When Medical Apps Do More Harm Than Good

Replacing clinic visits with smartphones can be a risky move. Here’s why.


Alexei Vella

In 2013, when Julie Hudak read about an iPhone app that could diagnose skin cancer, she downloaded it right away. Her husband and sister-in-law had both died of melanoma, and she didn’t want to miss any early signs of the disease in her three children. It was easy to use—simply upload a photo of a mole and get a color-coded result: Green meant cancer was unlikely, yellow was a maybe, and red indicated danger. Even though the dermatologist had assured Hudak just a week earlier that her children’s skin looked fine, she decided to snap photos of her 11-year-old daughter’s moles. Seconds later, the results appeared. “Some came up yellow, and one was red,” Hudak recalls. “I panicked.” She called the dermatologist for an emergency appointment.

Online retailers like iTunes and Amazon offer thousands of apps promising all kinds of real-time information about your body—they can measure blood pressure, take your pulse, track your menstrual cycle, and tell you how well your lungs are working. Mobile health is one of the fastest-growing app categories: According to the consulting firm research2guidance, there are 100,000 mobile health apps on the market, double the number available two and a half years ago. The industry is worth some $4 billion today, and analysts predict that it will reach $26.5 billion by 2017.

It’s not hard to understand why these apps have taken off. For one, doctors are busier than ever; the Health Resources and Services Administration reports a shortfall of 8,200 primary-care physicians. Yet replacing clinic visits with smartphones can be a risky move. A few years ago, for example, Nathan Cortez, a law professor specializing in health care regulation, noticed an app that claimed to treat seasonal affective disorder: Patients who felt depressed in winter months could simply gaze into their phones, which supposedly emitted mood-lifting light. “The phones couldn’t possibly give off enough light to make a difference for people with this disorder,” Cortez told me. “Here was this burgeoning industry creating all of these apps that could be really useful—or really dangerous.”

Even most simple pedometer apps don’t count your steps correctly.

Indeed, a number of recent studies have identified medical apps that failed to measure up. In 2011, pharma giant Pfizer recalled a rheumatology calculator app after the company found that its swollen-joint measurements—calculated using self-reported data—were off by as much as half. Even most simple pedometer apps don’t count your steps correctly, a 2012 study found. For a 2013 paper, researchers from the University of Pittsburgh Medical Center tested four skin cancer diagnosis apps—similar to the one Hudak used on her kids—and three of them missed at least 1 in 3 melanomas.

You might expect that the Food and Drug Administration would regulate these apps, and it does—but mainly the ones paired with diagnostic gadgets like, say, a blood-pressure cuff. Even then, its database is full of app-related complaints. One blood-glucose tracker had 59 “adverse events” since 2012—many involving diabetics who took too much insulin based on false readings and had to be rushed to the hospital.
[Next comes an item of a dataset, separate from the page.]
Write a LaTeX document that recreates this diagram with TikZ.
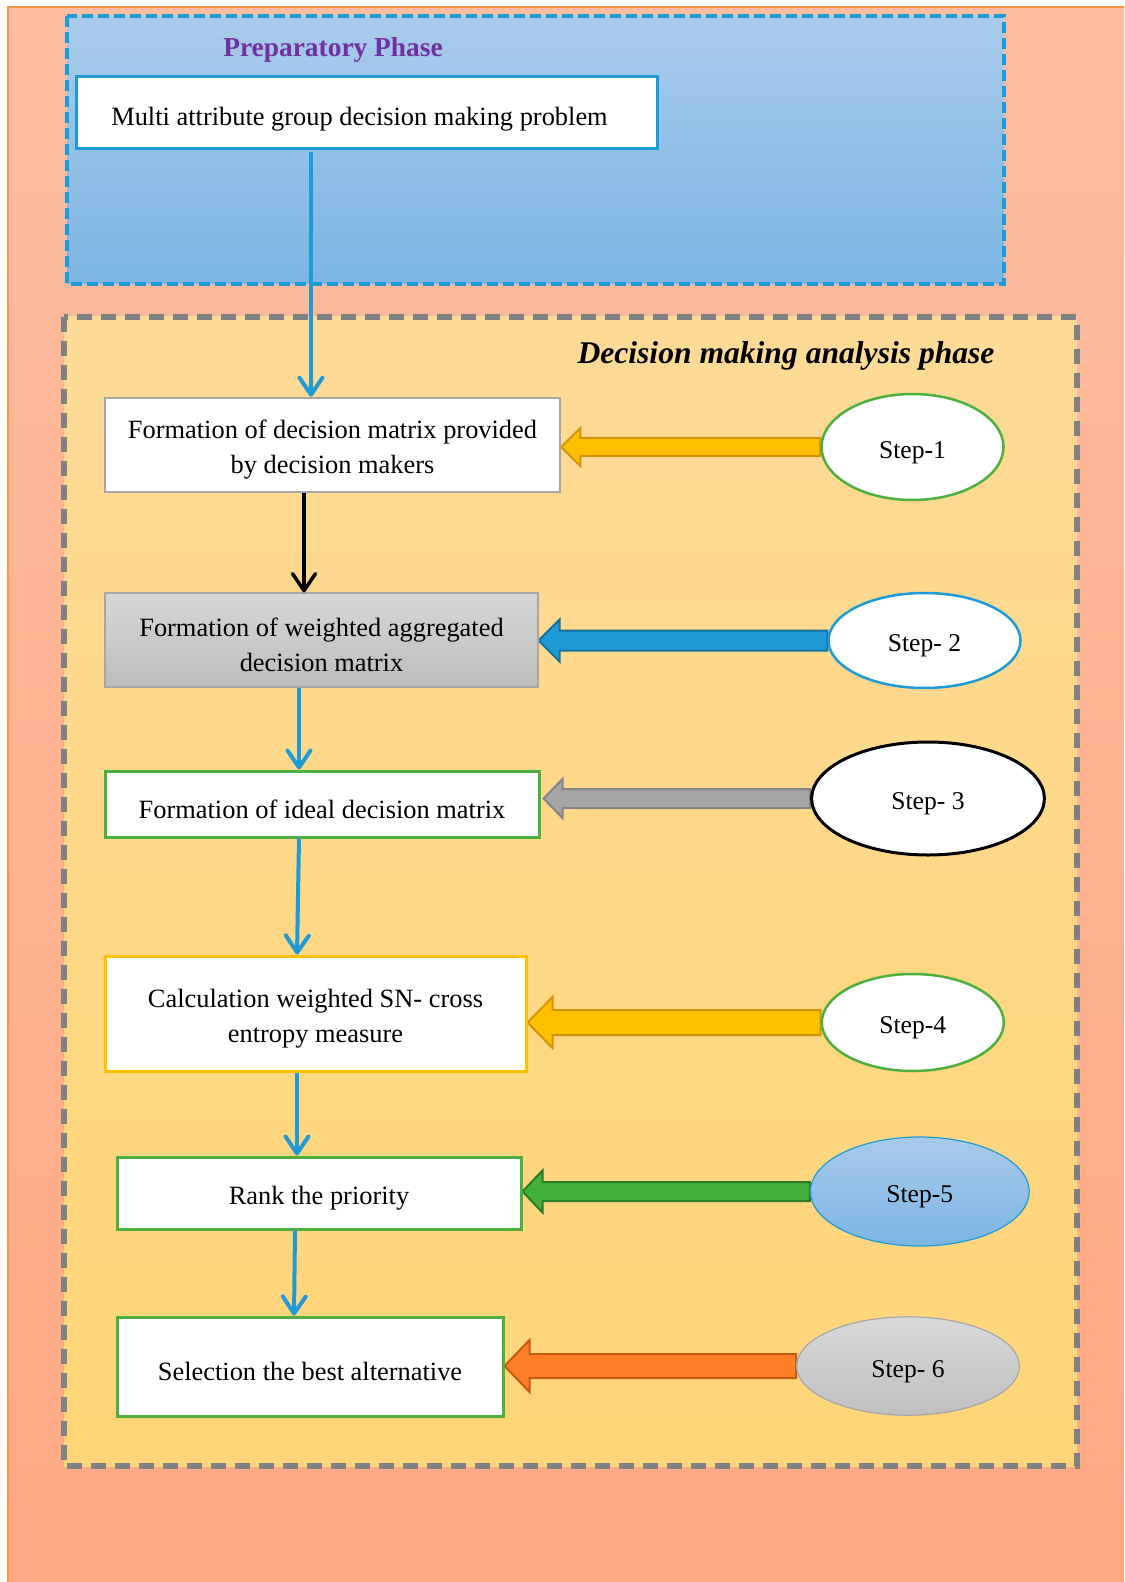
\documentclass[tikz,border=0pt]{standalone}
\usepackage{fontspec}
\setmainfont{Liberation Serif}
\usetikzlibrary{arrows.meta,shapes.geometric,calc}
\pgfdeclarelayer{back}\pgfdeclarelayer{mid}\pgfsetlayers{back,mid,main}
\definecolor{peachtop}{HTML}{FCBDA0}
\definecolor{peachbot}{HTML}{FEA883}
\definecolor{orangeline}{HTML}{F79646}
\definecolor{bluetop}{HTML}{A9CBEB}
\definecolor{bluebot}{HTML}{7CB5E3}
\definecolor{yeltop}{HTML}{FDDA97}
\definecolor{yelbot}{HTML}{FFD577}
\definecolor{blueline}{HTML}{1E9BD7}
\definecolor{dashgray}{HTML}{808080}
\definecolor{boxgray}{HTML}{A6A6A6}
\definecolor{grn}{HTML}{4DAF3E}
\definecolor{gold}{HTML}{FFC000}
\definecolor{golddark}{HTML}{D3940B}
\definecolor{bluedark}{HTML}{16729E}
\definecolor{arrgray}{HTML}{A5A5A5}
\definecolor{arrgraydark}{HTML}{848484}
\definecolor{arrgreen}{HTML}{43B03A}
\definecolor{arrgreendark}{HTML}{2C7A24}
\definecolor{arrorange}{HTML}{FF7F27}
\definecolor{arrorangedark}{HTML}{C55A11}
\definecolor{purp}{HTML}{7030A0}
\newcommand\blockarrow[6]{%
  \begin{pgfonlayer}{mid}
  \path[#6] let \p1=(#1), \p2=(#2) in
    (\x1,\y1+#3) -- (\x2+#5,\y1+#3) -- (\x2+#5,\y1+#4) -- (\x2,\y1)
    -- (\x2+#5,\y1-#4) -- (\x2+#5,\y1-#3) -- (\x1,\y1-#3) -- cycle;
  \end{pgfonlayer}}
\tikzset{
  txt/.style={font=\fontsize{13.2}{17.5}\selectfont},
  box/.style={rectangle, fill=white, inner sep=0pt},
  boxtext/.style={label={[txt,align=center,yshift=-2.5pt]center:{#1}}},
  stepell/.style={ellipse, inner sep=0pt, fill=white},
  steptext/.style={label={[font=\fontsize{12.8}{15}\selectfont,yshift=-2.8pt]center:{#1}}},
  conn/.style={draw=blueline, line width=2pt, -{Straight Barb[length=8.5pt,width=11.5pt,round]}},
  bconn/.style={draw=black, line width=1.75pt, -{Straight Barb[length=8.5pt,width=11.5pt,round]}},
}
\begin{document}
\begin{tikzpicture}[x=0.5pt,y=-0.5pt]
\useasboundingbox (0,0) rectangle (1124,1582);
\begin{pgfonlayer}{back}
  \fill[white] (0,0) rectangle (1124,1582);
  \shade[top color=peachtop, bottom color=peachbot] (8,7) rectangle (1124,1582);
  \draw[orangeline, line width=0.8pt] (8,1582) -- (8,7) -- (1124,7);
  \shade[top color=bluetop, bottom color=bluebot] (67,16) rectangle (1004,284);
  \draw[blueline, line width=1.75pt, dash pattern=on 5.5pt off 2.5pt] (67,16) rectangle (1004,284);
  \shade[top color=yeltop, bottom color=yelbot] (64,317) rectangle (1077,1466);
  \draw[dashgray, line width=3pt, dash pattern=on 7.5pt off 4.5pt] (64,317) rectangle (1077,1466);
\end{pgfonlayer}

\node[font=\fontsize{13.7}{16}\selectfont\bfseries, text=purp] (t0) at (333,50) {Preparatory Phase};
\node[font=\fontsize{15.8}{18}\selectfont\bfseries\itshape] (t1) at (786,356) {Decision making analysis phase};

\node[box, draw=blueline, line width=1.5pt, minimum width=290.5pt, minimum height=36pt] (b0) at (366.5,113) {};
\node[txt] (b0t) at ([xshift=-3.5pt,yshift=-3pt]b0.center) {Multi attribute group decision making problem};
\node[box, draw=boxgray, line width=1.25pt, minimum width=227.5pt, minimum height=47pt,
  boxtext={Formation of decision matrix provided\\by decision makers}] (b1) at (332.5,445) {};
\node[box, draw=boxgray, line width=0.6pt, top color=black!16, bottom color=black!26, minimum width=216.5pt, minimum height=47pt,
  boxtext={Formation of weighted aggregated\\decision matrix}] (b2) at (321.5,640) {};
\node[box, draw=grn, line width=1.5pt, minimum width=217pt, minimum height=33pt,
  boxtext={Formation of ideal decision matrix}] (b3) at (322,804) {};
\node[box, draw=gold, line width=1.5pt, minimum width=210.5pt, minimum height=57.5pt,
  boxtext={Calculation weighted SN- cross\\entropy measure}] (b4) at (315.5,1013.5) {};
\node[box, draw=grn, line width=1.5pt, minimum width=202pt, minimum height=36pt,
  boxtext={Rank the priority}] (b5) at (319,1193) {};
\node[box, draw=grn, line width=1.5pt, minimum width=193pt, minimum height=49.5pt,
  boxtext={Selection the best alternative}] (b6) at (310,1366.5) {};

\node[stepell, draw=grn, line width=1.25pt, minimum width=91pt, minimum height=53pt, steptext={Step-1}] (s1) at (912.5,447) {};
\node[stepell, draw=blueline, line width=1.25pt, minimum width=96pt, minimum height=47.5pt, steptext={Step- 2}] (s2) at (924.5,640.5) {};
\node[stepell, draw=black, line width=1.5pt, minimum width=116.4pt, minimum height=56.5pt, steptext={Step- 3}] (s3) at (928,798.5) {};
\node[stepell, draw=grn, line width=1.25pt, minimum width=91pt, minimum height=48.5pt, steptext={Step-4}] (s4) at (912.8,1022.5) {};
\node[stepell, draw=blueline, line width=0.6pt, top color=bluetop, bottom color=bluebot, minimum width=109.4pt, minimum height=54.5pt, steptext={Step-5}] (s5) at (919.8,1191.5) {};
\node[stepell, draw=boxgray, line width=0.6pt, top color=black!15, bottom color=black!25, minimum width=111.4pt, minimum height=49.2pt, steptext={Step- 6}] (s6) at (908,1366) {};

\blockarrow{s1.west}{b1.east}{4.5pt}{9.5pt}{9.5pt}{fill=gold, draw=golddark, line width=1pt}
\blockarrow{s2.west}{b2.east}{5pt}{10.5pt}{10.5pt}{fill=blueline, draw=bluedark, line width=1pt}
\blockarrow{s3.west}{[xshift=1.5pt]b3.east}{4.75pt}{9.75pt}{9.5pt}{fill=arrgray, draw=arrgraydark, line width=1pt}
\blockarrow{s4.west}{b4.east}{6.25pt}{12.75pt}{12.5pt}{fill=gold, draw=golddark, line width=1pt}
\blockarrow{s5.west}{b5.east}{4.75pt}{10.5pt}{10pt}{fill=arrgreen, draw=arrgreendark, line width=1pt}
\blockarrow{s6.west}{b6.east}{6pt}{13pt}{12.5pt}{fill=arrorange, draw=arrorangedark, line width=1pt}

\coordinate (c0) at (311,152);
\draw[conn] (c0) -- (c0 |- b1.north);
\draw[bconn] ([xshift=-14.25pt]b1.south) -- ([xshift=-14.25pt]b1.south |- b2.north);
\draw[conn] ([xshift=-11.25pt]b2.south) -- ([xshift=-11.25pt]b2.south |- b3.north);
\draw[conn] ([xshift=-11.5pt]b3.south) -- ([xshift=-9.25pt]b4.north);
\draw[conn] ([xshift=-9.25pt]b4.south) -- ([xshift=-11pt]b5.north);
\draw[conn] ([xshift=-12pt]b5.south) -- ([xshift=-8pt]b6.north);
\end{tikzpicture}
\end{document}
Most health apps, though, are classified as “informational” or “entertainment” to escape FDA oversight. But their marketing talk can send confusing signals. WebMD’s Symptom Checker, for instance, lets you “select the part of the body that is troubling you, choose your symptoms, and learn about potential conditions or issues,” even as the website notes that it “does not provide medical advice.” The description of Real Blood Pressure Calc says, “Now you won’t have to carry heavy equipment with you. All you need is this ever useful application.” But a disclaimer states that it’s “just meant to give you a hint of your actual BP measurements.”

All of this fuzzy language caught the attention of the House Energy and Commerce Committee, which over the past few years has held hearings on the safety of health apps and whether they warrant a shorter leash. Tech companies such as IBM, McKesson, and Qualcomm argue that requiring all health-related apps to undergo rigorous FDA review would stifle innovation. Cortez, meanwhile, argues that tighter rules would strengthen the industry by discouraging fly-by-night operators.

For now, it’s consumer beware. Eric Topol, a cardiologist and medical-device researcher, suggests that people choose their health apps with care. Be skeptical, for example, of the unregulated ones that rely solely on your smartphone. One promising development? Apps that involve actual doctors in the process. (The one successful skin cancer app from that 2013 study showed users’ photos to a physician.) There’s also Google Helpouts, which lets people consult with a vetted doctor. It can run you $5 to $8 a minute on the high end, but the price may be worth it if a worrisome symptom is costing you sleep.

As for Hudak, she rushed her daughter back to the dermatologist, only to learn that the app had gotten it wrong: The red-alert mole was benign. She decided to trash the program. “It’s not worth feeling comforted when you really are in danger—or panicked when there is nothing to worry about,” she says. “I can’t live in fear.”